## Exercise brief:
Reproduce exactly the opening lines of the listing, stopping after the line that contains "const yTicks = [0, 5, 10, 15, 20, 25, 30, 35]" and including it.

--- START Dataset excerpt ---

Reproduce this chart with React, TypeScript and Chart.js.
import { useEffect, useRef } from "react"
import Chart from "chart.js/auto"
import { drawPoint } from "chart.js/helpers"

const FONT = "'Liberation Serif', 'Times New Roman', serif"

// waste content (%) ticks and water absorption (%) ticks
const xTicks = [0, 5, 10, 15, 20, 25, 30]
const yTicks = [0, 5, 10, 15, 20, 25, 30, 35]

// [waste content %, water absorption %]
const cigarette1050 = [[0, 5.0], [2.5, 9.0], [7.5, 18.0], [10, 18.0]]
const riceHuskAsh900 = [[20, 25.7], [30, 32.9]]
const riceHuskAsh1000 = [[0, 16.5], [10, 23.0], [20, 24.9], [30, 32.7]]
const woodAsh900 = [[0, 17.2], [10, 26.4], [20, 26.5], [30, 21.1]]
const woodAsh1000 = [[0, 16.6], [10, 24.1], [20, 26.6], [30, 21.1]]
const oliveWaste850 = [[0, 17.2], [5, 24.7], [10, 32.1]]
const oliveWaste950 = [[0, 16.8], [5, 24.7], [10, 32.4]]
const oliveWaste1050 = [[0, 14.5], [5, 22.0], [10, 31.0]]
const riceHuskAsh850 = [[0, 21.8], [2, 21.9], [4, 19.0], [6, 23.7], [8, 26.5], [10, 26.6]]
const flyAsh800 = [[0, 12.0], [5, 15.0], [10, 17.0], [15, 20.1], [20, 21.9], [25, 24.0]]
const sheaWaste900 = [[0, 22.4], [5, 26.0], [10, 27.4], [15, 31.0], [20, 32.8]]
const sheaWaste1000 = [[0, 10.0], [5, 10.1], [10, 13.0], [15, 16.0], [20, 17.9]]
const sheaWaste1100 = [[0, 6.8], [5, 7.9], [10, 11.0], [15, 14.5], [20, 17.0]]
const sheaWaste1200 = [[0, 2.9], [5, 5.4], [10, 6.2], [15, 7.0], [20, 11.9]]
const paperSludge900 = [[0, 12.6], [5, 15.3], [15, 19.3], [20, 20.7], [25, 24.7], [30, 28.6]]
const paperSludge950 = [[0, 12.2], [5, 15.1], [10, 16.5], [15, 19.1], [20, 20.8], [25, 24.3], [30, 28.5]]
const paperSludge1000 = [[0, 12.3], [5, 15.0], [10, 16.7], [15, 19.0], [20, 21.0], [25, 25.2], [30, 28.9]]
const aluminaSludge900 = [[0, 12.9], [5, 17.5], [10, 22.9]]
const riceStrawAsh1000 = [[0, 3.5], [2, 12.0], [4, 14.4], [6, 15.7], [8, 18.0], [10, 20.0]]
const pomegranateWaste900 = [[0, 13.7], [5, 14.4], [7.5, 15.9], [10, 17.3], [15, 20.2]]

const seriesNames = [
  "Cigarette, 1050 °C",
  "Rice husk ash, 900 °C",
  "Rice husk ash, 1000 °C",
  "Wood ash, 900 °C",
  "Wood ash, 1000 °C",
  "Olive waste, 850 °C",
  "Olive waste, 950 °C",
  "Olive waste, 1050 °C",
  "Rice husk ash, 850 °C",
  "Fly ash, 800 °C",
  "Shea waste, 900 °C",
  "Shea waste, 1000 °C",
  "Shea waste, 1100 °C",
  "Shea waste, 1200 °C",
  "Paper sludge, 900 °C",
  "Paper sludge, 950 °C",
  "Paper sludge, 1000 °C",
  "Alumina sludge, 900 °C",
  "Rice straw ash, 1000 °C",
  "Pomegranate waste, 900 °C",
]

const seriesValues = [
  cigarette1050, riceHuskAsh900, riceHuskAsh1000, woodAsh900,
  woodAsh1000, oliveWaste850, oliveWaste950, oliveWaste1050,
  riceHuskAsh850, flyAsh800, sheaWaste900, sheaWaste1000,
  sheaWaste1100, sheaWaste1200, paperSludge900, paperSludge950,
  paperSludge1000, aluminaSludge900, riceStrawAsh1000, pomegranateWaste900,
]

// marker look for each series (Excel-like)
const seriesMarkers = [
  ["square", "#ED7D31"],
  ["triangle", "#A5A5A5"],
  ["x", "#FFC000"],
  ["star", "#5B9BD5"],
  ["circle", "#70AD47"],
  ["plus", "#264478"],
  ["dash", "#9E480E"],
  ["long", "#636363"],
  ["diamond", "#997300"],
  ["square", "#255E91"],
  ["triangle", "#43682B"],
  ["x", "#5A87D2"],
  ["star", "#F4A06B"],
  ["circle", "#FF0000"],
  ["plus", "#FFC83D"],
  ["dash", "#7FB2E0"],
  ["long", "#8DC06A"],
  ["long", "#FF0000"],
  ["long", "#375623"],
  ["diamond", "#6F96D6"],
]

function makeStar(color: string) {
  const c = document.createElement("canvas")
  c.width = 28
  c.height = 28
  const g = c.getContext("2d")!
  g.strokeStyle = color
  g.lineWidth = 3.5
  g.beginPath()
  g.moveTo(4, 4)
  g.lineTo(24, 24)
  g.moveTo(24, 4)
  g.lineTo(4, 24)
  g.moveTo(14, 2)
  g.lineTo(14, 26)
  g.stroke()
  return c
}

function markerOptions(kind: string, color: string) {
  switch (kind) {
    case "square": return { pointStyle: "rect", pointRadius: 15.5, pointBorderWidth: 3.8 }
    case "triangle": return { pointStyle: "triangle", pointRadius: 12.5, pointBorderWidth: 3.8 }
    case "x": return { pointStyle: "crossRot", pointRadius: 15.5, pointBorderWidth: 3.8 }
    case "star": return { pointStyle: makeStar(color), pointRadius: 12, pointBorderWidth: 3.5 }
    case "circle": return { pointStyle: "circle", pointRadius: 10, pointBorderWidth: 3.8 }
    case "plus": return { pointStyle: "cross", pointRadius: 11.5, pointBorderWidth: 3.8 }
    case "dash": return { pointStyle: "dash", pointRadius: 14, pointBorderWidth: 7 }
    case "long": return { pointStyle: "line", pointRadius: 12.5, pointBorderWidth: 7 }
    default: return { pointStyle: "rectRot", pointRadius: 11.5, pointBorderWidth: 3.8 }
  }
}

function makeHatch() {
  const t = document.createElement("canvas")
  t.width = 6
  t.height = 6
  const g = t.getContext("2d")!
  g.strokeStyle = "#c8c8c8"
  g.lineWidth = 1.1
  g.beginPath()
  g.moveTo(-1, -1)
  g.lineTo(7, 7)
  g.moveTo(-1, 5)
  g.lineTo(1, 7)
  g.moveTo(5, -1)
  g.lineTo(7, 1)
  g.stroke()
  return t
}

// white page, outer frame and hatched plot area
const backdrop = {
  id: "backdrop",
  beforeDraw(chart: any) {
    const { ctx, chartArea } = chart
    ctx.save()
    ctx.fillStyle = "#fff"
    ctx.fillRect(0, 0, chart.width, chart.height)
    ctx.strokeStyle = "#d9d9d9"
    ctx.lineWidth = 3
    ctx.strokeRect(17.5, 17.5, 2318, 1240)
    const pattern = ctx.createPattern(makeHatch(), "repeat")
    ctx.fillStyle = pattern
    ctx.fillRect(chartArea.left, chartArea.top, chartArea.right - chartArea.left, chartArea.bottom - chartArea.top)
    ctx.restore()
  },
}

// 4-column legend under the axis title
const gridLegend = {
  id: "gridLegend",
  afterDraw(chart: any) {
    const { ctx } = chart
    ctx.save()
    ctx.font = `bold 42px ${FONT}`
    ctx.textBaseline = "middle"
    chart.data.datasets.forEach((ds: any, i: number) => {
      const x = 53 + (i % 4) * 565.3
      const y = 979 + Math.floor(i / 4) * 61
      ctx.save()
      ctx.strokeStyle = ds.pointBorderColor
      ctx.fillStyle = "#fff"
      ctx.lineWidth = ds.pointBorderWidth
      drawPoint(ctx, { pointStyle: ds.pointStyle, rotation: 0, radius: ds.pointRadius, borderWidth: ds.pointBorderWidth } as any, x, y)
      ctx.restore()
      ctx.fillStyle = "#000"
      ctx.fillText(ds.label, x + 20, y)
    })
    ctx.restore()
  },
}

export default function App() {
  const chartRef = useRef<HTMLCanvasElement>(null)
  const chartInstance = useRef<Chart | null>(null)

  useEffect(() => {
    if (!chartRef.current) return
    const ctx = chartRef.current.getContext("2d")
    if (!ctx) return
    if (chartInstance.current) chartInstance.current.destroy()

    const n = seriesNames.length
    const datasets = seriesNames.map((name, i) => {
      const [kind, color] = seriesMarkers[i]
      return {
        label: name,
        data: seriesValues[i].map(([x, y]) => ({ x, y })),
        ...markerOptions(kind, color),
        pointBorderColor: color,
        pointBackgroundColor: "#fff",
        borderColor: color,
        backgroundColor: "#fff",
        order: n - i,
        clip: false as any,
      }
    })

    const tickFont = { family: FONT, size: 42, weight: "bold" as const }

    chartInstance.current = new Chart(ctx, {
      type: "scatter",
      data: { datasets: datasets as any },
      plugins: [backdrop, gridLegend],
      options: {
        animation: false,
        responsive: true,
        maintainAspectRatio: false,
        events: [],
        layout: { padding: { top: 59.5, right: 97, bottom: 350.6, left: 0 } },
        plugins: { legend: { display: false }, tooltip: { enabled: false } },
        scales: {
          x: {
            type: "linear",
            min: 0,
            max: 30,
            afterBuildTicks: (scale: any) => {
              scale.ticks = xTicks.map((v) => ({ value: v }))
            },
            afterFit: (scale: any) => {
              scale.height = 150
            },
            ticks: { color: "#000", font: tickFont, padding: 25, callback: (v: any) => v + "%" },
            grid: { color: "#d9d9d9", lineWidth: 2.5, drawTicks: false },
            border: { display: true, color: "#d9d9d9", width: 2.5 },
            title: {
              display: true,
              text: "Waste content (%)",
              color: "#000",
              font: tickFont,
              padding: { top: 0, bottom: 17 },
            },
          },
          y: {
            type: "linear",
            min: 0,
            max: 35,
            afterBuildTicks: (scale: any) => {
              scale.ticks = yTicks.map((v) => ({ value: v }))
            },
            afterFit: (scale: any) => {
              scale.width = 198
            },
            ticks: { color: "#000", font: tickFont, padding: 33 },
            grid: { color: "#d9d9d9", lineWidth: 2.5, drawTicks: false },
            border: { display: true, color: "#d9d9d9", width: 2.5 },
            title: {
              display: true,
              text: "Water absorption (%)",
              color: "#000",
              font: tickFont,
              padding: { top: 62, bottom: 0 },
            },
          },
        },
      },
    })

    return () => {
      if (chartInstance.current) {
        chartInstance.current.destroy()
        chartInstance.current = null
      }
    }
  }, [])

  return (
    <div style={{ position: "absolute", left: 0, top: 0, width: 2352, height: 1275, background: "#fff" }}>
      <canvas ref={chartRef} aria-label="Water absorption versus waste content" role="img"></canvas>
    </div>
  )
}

--- END Dataset excerpt ---

## Solution to this task:
Reproduce this chart with React, TypeScript and Chart.js.
import { useEffect, useRef } from "react"
import Chart from "chart.js/auto"
import { drawPoint } from "chart.js/helpers"

const FONT = "'Liberation Serif', 'Times New Roman', serif"

// waste content (%) ticks and water absorption (%) ticks
const xTicks = [0, 5, 10, 15, 20, 25, 30]
const yTicks = [0, 5, 10, 15, 20, 25, 30, 35]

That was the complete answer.